#### [WHAT THE EXERCISE ASKS]
Exclude any images and output the remaining records exactly.

#### [DATA]
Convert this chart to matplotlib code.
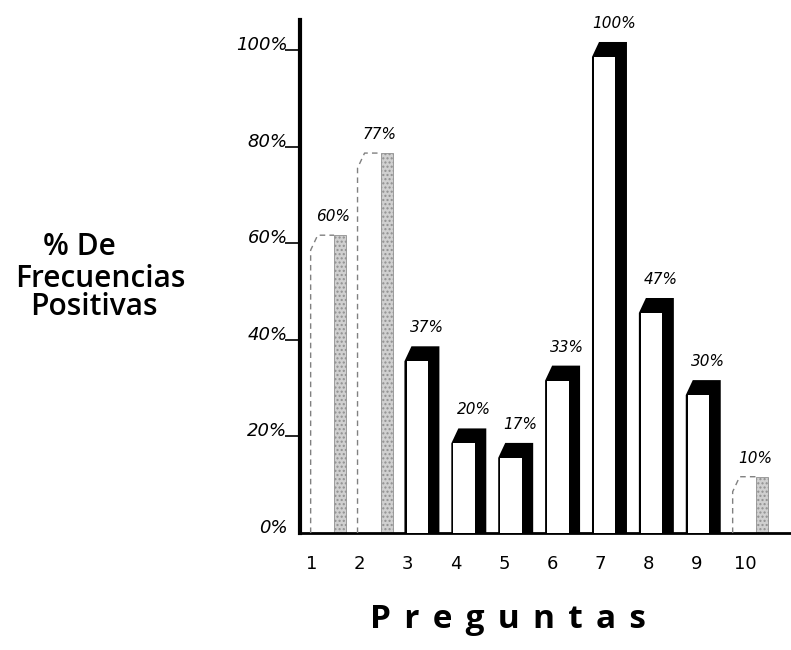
import matplotlib
matplotlib.use('Agg')
import matplotlib.pyplot as plt
import numpy as np

# data
preguntas = ['1', '2', '3', '4', '5', '6', '7', '8', '9', '10']
porcentajes = [60, 77, 37, 20, 17, 33, 100, 47, 30, 10]
faint_bars = [0, 1, 9]          # bars printed very light in the scan
y_ticks = [0, 20, 40, 60, 80, 100]
y_tick_labels = ['0%', '20%', '40%', '60%', '80%', '100%']

W, H, DPI = 791, 650, 100
fig = plt.figure(figsize=(W / DPI, H / DPI), dpi=DPI)
fig.patch.set_facecolor('white')

# axes box in pixels: x 300..790, y 20..533 (from top)
ax = fig.add_axes([300 / W, (H - 533) / H, 490 / W, 513 / H])
ax.set_facecolor('white')

x = np.arange(1, len(porcentajes) + 1)
ax.set_xlim(0.40, 10.85)
ax.set_ylim(0, 106.2)

bar_w = 0.746     # total bar footprint (front + side)
face_w = 0.50     # white front face
cap_up = 1.65     # dark top cap above value
cap_dn = 1.45     # front face stops below value
bevel = 0.15

for i, (xc, v) in enumerate(zip(x, porcentajes)):
    x0 = xc - bar_w / 2
    x1 = xc + bar_w / 2
    if i in faint_bars:
        # light stippled side
        ax.bar(x0 + face_w, v + cap_up, width=bar_w - face_w, align='edge',
               color='#d0d0d0', edgecolor='#909090', hatch='....', linewidth=0.6, zorder=2)
        ax.plot([x0, x0, x0 + bevel, x0 + face_w], [0, v - cap_dn, v + cap_up, v + cap_up],
                color='#808080', linestyle=(0, (4, 3)), linewidth=1.0, zorder=3)
    else:
        # black silhouette with bevelled top-left corner, then white front face
        ax.fill([x0, x0, x0 + bevel, x1, x1], [0, v - cap_dn, v + cap_up, v + cap_up, 0],
                color='black', linewidth=0, zorder=2)
        ax.bar(x0 + 0.045, v - cap_dn, width=face_w - 0.045, align='edge',
               color='white', linewidth=0, zorder=3)
    ax.annotate(f'{v}%', xy=(xc + 0.1, v + cap_up), xytext=(0, 8),
                textcoords='offset points', ha='center', va='bottom',
                fontsize=11, style='italic', color='black')

# spines
for side in ['top', 'right']:
    ax.spines[side].set_visible(False)
ax.spines['left'].set_linewidth(3)
ax.spines['bottom'].set_linewidth(2)

# x ticks sit a little left of the bar centres in the original
ax.set_xticks(np.linspace(0.64, 9.89, len(preguntas)))
ax.set_xticklabels(preguntas, fontsize=13)
ax.tick_params(axis='x', length=0, pad=16)

ax.set_yticks(y_ticks)
ax.set_yticklabels(y_tick_labels, fontsize=13, style='italic')
ax.tick_params(axis='y', length=11, width=1.2, pad=-2, direction='out')
for lab in ax.get_yticklabels():
    lab.set_verticalalignment('baseline')
ax.yaxis.get_major_ticks()[0].tick1line.set_visible(False)

# left title, three lines
title_font = dict(fontsize=21.5, fontfamily='Open Sans', fontweight='semibold',
                  ha='left', va='baseline')
fig.text(43 / W, 1 - 255 / H, '% De', **title_font)
fig.text(15 / W, 1 - 287 / H, 'Frecuencias', **title_font)
fig.text(30 / W, 1 - 315 / H, 'Positivas', **title_font)

# bottom title, letter spaced
fig.text(508 / W, 1 - 628 / H, '\u2009\u2009'.join('Preguntas'), fontsize=24,
         fontfamily=['Open Sans', 'DejaVu Sans'], fontweight='bold',
         ha='center', va='baseline')

fig.savefig('out.png', dpi=DPI, facecolor='white')
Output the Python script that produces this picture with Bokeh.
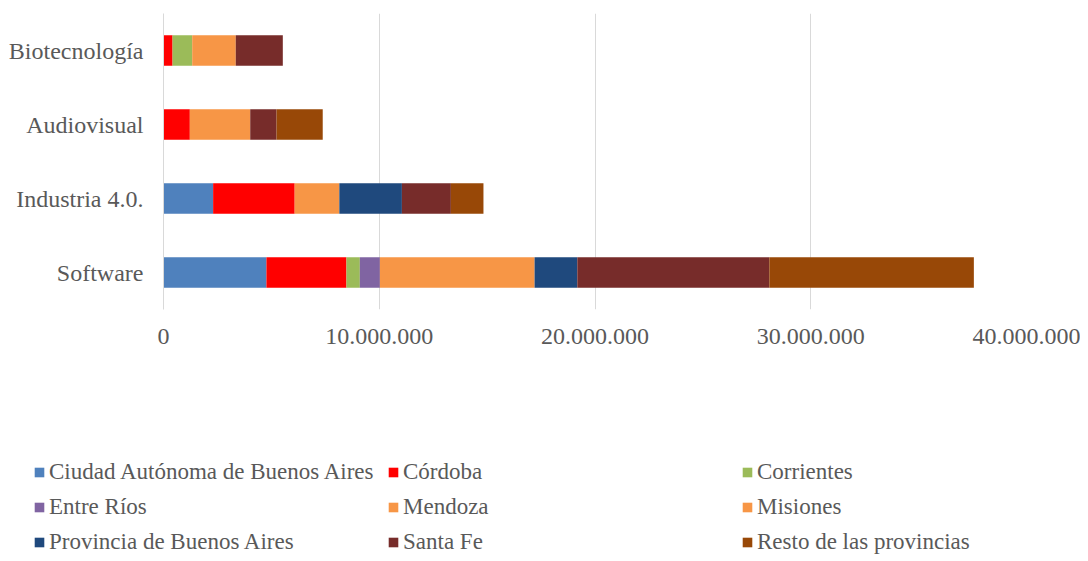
from bokeh.plotting import figure
from bokeh.layouts import column
from bokeh.models import (ColumnDataSource, FactorRange, Range1d, Legend, LegendItem,
                          FixedTicker)
from bokeh.embed import file_html
from bokeh.resources import INLINE

# ---- data ----
categories = ["Software", "Industria 4.0.", "Audiovisual", "Biotecnología"]

series_names = ["Ciudad Autónoma de Buenos Aires", "Córdoba", "Corrientes",
                "Entre Ríos", "Mendoza", "Misiones",
                "Provincia de Buenos Aires", "Santa Fe", "Resto de las provincias"]

caba       = [4770000, 2300000, 0, 0]
cordoba    = [3710000, 3780000, 1220000, 420000]
corrientes = [620000, 0, 0, 910000]
entre_rios = [930000, 0, 0, 0]
mendoza    = [7170000, 2070000, 2800000, 2020000]
misiones   = [0, 0, 0, 0]
prov_ba    = [1980000, 2900000, 0, 0]
santa_fe   = [8900000, 2270000, 1220000, 2180000]
resto      = [9480000, 1510000, 2140000, 0]

tick_values = [0, 10000000, 20000000, 30000000, 40000000]
tick_labels = ["0", "10.000.000", "20.000.000", "30.000.000", "40.000.000"]

colors = ["#4f81bd", "#ff0000", "#9bbb59", "#8064a2", "#f79646",
          "#f79646", "#1f497d", "#772c2a", "#984807"]

keys = ["caba", "cordoba", "corrientes", "entre_rios", "mendoza", "misiones",
        "prov_ba", "santa_fe", "resto"]
source = ColumnDataSource(dict(cat=categories, caba=caba, cordoba=cordoba,
                               corrientes=corrientes, entre_rios=entre_rios,
                               mendoza=mendoza, misiones=misiones, prov_ba=prov_ba,
                               santa_fe=santa_fe, resto=resto))

FONT = "Liberation Serif"
TXT = "#595959"

# ---- main chart ----
p = figure(width=1080, height=420,
           y_range=FactorRange(factors=categories),
           x_range=Range1d(0, 40000000),
           output_backend="svg", toolbar_location=None,
           min_border_left=163, min_border_right=54,
           min_border_top=13, min_border_bottom=111)
p.frame_align = False

p.hbar_stack(keys, y="cat", height=0.41, color=colors, line_color=None, source=source)

p.outline_line_color = None
p.ygrid.grid_line_color = None
p.xgrid.grid_line_color = "#d9d9d9"
p.xgrid.grid_line_width = 1

p.xaxis.ticker = FixedTicker(ticks=tick_values)
p.xaxis.major_label_overrides = dict(zip(tick_values, tick_labels))
p.xaxis.axis_line_color = None
p.xaxis.major_tick_line_color = None
p.xaxis.minor_tick_line_color = None
p.xaxis.major_label_standoff = 13
p.xaxis.major_label_text_font = FONT
p.xaxis.major_label_text_font_size = "24px"
p.xaxis.major_label_text_color = TXT

p.yaxis.axis_line_color = "#d9d9d9"
p.yaxis.major_tick_line_color = None
p.yaxis.minor_tick_line_color = None
p.yaxis.major_label_standoff = 14
p.yaxis.major_label_text_font = FONT
p.yaxis.major_label_text_font_size = "24px"
p.yaxis.major_label_text_color = TXT

# ---- legend strip: its own figure, swatch bars placed far outside its visible range ----
q = figure(width=1080, height=135, min_border=0,
           x_range=Range1d(0, 1), y_range=Range1d(0, 1),
           x_axis_type=None, y_axis_type=None,
           output_backend="svg", toolbar_location=None)
q.frame_align = False
q.outline_line_color = None
q.grid.grid_line_color = None
swatches = [q.hbar(y=-50, left=0, right=1, height=1, color=c, line_color=None)
            for c in colors]

items = [LegendItem(label=n, renderers=[r]) for n, r in zip(series_names, swatches)]
legend = Legend(items=items, ncols=3, orientation="horizontal",
                location=(33, 0), margin=0, padding=0,
                label_text_font=FONT, label_text_font_size="23px",
                label_text_color=TXT, glyph_width=12, glyph_height=12,
                label_standoff=4, label_width=330, label_height=27, spacing=8,
                border_line_color=None, background_fill_alpha=0)
q.add_layout(legend, "center")

layout = column(p, q, spacing=0)
open("out.html", "w").write(file_html(layout, INLINE))
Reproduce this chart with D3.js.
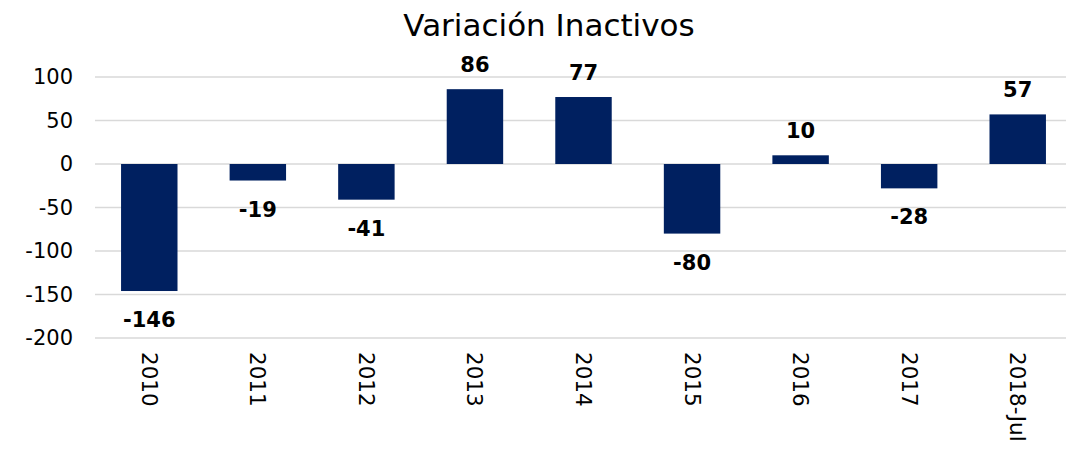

#### [THE REPLY]
Convert this chart to matplotlib code.
import matplotlib
matplotlib.use('Agg')
import matplotlib.pyplot as plt
import numpy as np

# data
preguntas = ['1', '2', '3', '4', '5', '6', '7', '8', '9', '10']
porcentajes = [60, 77, 37, 20, 17, 33, 100, 47, 30, 10]
faint_bars = [0, 1, 9]          # bars printed very light in the scan
y_ticks = [0, 20, 40, 60, 80, 100]
y_tick_labels = ['0%', '20%', '40%', '60%', '80%', '100%']

W, H, DPI = 791, 650, 100
fig = plt.figure(figsize=(W / DPI, H / DPI), dpi=DPI)
fig.patch.set_facecolor('white')

# axes box in pixels: x 300..790, y 20..533 (from top)
ax = fig.add_axes([300 / W, (H - 533) / H, 490 / W, 513 / H])
ax.set_facecolor('white')

x = np.arange(1, len(porcentajes) + 1)
ax.set_xlim(0.40, 10.85)
ax.set_ylim(0, 106.2)

bar_w = 0.746     # total bar footprint (front + side)
face_w = 0.50     # white front face
cap_up = 1.65     # dark top cap above value
cap_dn = 1.45     # front face stops below value
bevel = 0.15

for i, (xc, v) in enumerate(zip(x, porcentajes)):
    x0 = xc - bar_w / 2
    x1 = xc + bar_w / 2
    if i in faint_bars:
        # light stippled side
        ax.bar(x0 + face_w, v + cap_up, width=bar_w - face_w, align='edge',
               color='#d0d0d0', edgecolor='#909090', hatch='....', linewidth=0.6, zorder=2)
        ax.plot([x0, x0, x0 + bevel, x0 + face_w], [0, v - cap_dn, v + cap_up, v + cap_up],
                color='#808080', linestyle=(0, (4, 3)), linewidth=1.0, zorder=3)
    else:
        # black silhouette with bevelled top-left corner, then white front face
        ax.fill([x0, x0, x0 + bevel, x1, x1], [0, v - cap_dn, v + cap_up, v + cap_up, 0],
                color='black', linewidth=0, zorder=2)
        ax.bar(x0 + 0.045, v - cap_dn, width=face_w - 0.045, align='edge',
               color='white', linewidth=0, zorder=3)
    ax.annotate(f'{v}%', xy=(xc + 0.1, v + cap_up), xytext=(0, 8),
                textcoords='offset points', ha='center', va='bottom',
                fontsize=11, style='italic', color='black')

# spines
for side in ['top', 'right']:
    ax.spines[side].set_visible(False)
ax.spines['left'].set_linewidth(3)
ax.spines['bottom'].set_linewidth(2)

# x ticks sit a little left of the bar centres in the original
ax.set_xticks(np.linspace(0.64, 9.89, len(preguntas)))
ax.set_xticklabels(preguntas, fontsize=13)
ax.tick_params(axis='x', length=0, pad=16)

ax.set_yticks(y_ticks)
ax.set_yticklabels(y_tick_labels, fontsize=13, style='italic')
ax.tick_params(axis='y', length=11, width=1.2, pad=-2, direction='out')
for lab in ax.get_yticklabels():
    lab.set_verticalalignment('baseline')
ax.yaxis.get_major_ticks()[0].tick1line.set_visible(False)

# left title, three lines
title_font = dict(fontsize=21.5, fontfamily='Open Sans', fontweight='semibold',
                  ha='left', va='baseline')
fig.text(43 / W, 1 - 255 / H, '% De', **title_font)
fig.text(15 / W, 1 - 287 / H, 'Frecuencias', **title_font)
fig.text(30 / W, 1 - 315 / H, 'Positivas', **title_font)

# bottom title, letter spaced
fig.text(508 / W, 1 - 628 / H, '\u2009\u2009'.join('Preguntas'), fontsize=24,
         fontfamily=['Open Sans', 'DejaVu Sans'], fontweight='bold',
         ha='center', va='baseline')

fig.savefig('out.png', dpi=DPI, facecolor='white')
Output the Python script that produces this picture with Bokeh.
from bokeh.plotting import figure
from bokeh.layouts import column
from bokeh.models import (ColumnDataSource, FactorRange, Range1d, Legend, LegendItem,
                          FixedTicker)
from bokeh.embed import file_html
from bokeh.resources import INLINE

# ---- data ----
categories = ["Software", "Industria 4.0.", "Audiovisual", "Biotecnología"]

series_names = ["Ciudad Autónoma de Buenos Aires", "Córdoba", "Corrientes",
                "Entre Ríos", "Mendoza", "Misiones",
                "Provincia de Buenos Aires", "Santa Fe", "Resto de las provincias"]

caba       = [4770000, 2300000, 0, 0]
cordoba    = [3710000, 3780000, 1220000, 420000]
corrientes = [620000, 0, 0, 910000]
entre_rios = [930000, 0, 0, 0]
mendoza    = [7170000, 2070000, 2800000, 2020000]
misiones   = [0, 0, 0, 0]
prov_ba    = [1980000, 2900000, 0, 0]
santa_fe   = [8900000, 2270000, 1220000, 2180000]
resto      = [9480000, 1510000, 2140000, 0]

tick_values = [0, 10000000, 20000000, 30000000, 40000000]
tick_labels = ["0", "10.000.000", "20.000.000", "30.000.000", "40.000.000"]

colors = ["#4f81bd", "#ff0000", "#9bbb59", "#8064a2", "#f79646",
          "#f79646", "#1f497d", "#772c2a", "#984807"]

keys = ["caba", "cordoba", "corrientes", "entre_rios", "mendoza", "misiones",
        "prov_ba", "santa_fe", "resto"]
source = ColumnDataSource(dict(cat=categories, caba=caba, cordoba=cordoba,
                               corrientes=corrientes, entre_rios=entre_rios,
                               mendoza=mendoza, misiones=misiones, prov_ba=prov_ba,
                               santa_fe=santa_fe, resto=resto))

FONT = "Liberation Serif"
TXT = "#595959"

# ---- main chart ----
p = figure(width=1080, height=420,
           y_range=FactorRange(factors=categories),
           x_range=Range1d(0, 40000000),
           output_backend="svg", toolbar_location=None,
           min_border_left=163, min_border_right=54,
           min_border_top=13, min_border_bottom=111)
p.frame_align = False

p.hbar_stack(keys, y="cat", height=0.41, color=colors, line_color=None, source=source)

p.outline_line_color = None
p.ygrid.grid_line_color = None
p.xgrid.grid_line_color = "#d9d9d9"
p.xgrid.grid_line_width = 1

p.xaxis.ticker = FixedTicker(ticks=tick_values)
p.xaxis.major_label_overrides = dict(zip(tick_values, tick_labels))
p.xaxis.axis_line_color = None
p.xaxis.major_tick_line_color = None
p.xaxis.minor_tick_line_color = None
p.xaxis.major_label_standoff = 13
p.xaxis.major_label_text_font = FONT
p.xaxis.major_label_text_font_size = "24px"
p.xaxis.major_label_text_color = TXT

p.yaxis.axis_line_color = "#d9d9d9"
p.yaxis.major_tick_line_color = None
p.yaxis.minor_tick_line_color = None
p.yaxis.major_label_standoff = 14
p.yaxis.major_label_text_font = FONT
p.yaxis.major_label_text_font_size = "24px"
p.yaxis.major_label_text_color = TXT

# ---- legend strip: its own figure, swatch bars placed far outside its visible range ----
q = figure(width=1080, height=135, min_border=0,
           x_range=Range1d(0, 1), y_range=Range1d(0, 1),
           x_axis_type=None, y_axis_type=None,
           output_backend="svg", toolbar_location=None)
q.frame_align = False
q.outline_line_color = None
q.grid.grid_line_color = None
swatches = [q.hbar(y=-50, left=0, right=1, height=1, color=c, line_color=None)
            for c in colors]

items = [LegendItem(label=n, renderers=[r]) for n, r in zip(series_names, swatches)]
legend = Legend(items=items, ncols=3, orientation="horizontal",
                location=(33, 0), margin=0, padding=0,
                label_text_font=FONT, label_text_font_size="23px",
                label_text_color=TXT, glyph_width=12, glyph_height=12,
                label_standoff=4, label_width=330, label_height=27, spacing=8,
                border_line_color=None, background_fill_alpha=0)
q.add_layout(legend, "center")

layout = column(p, q, spacing=0)
open("out.html", "w").write(file_html(layout, INLINE))
Reproduce this chart with D3.js.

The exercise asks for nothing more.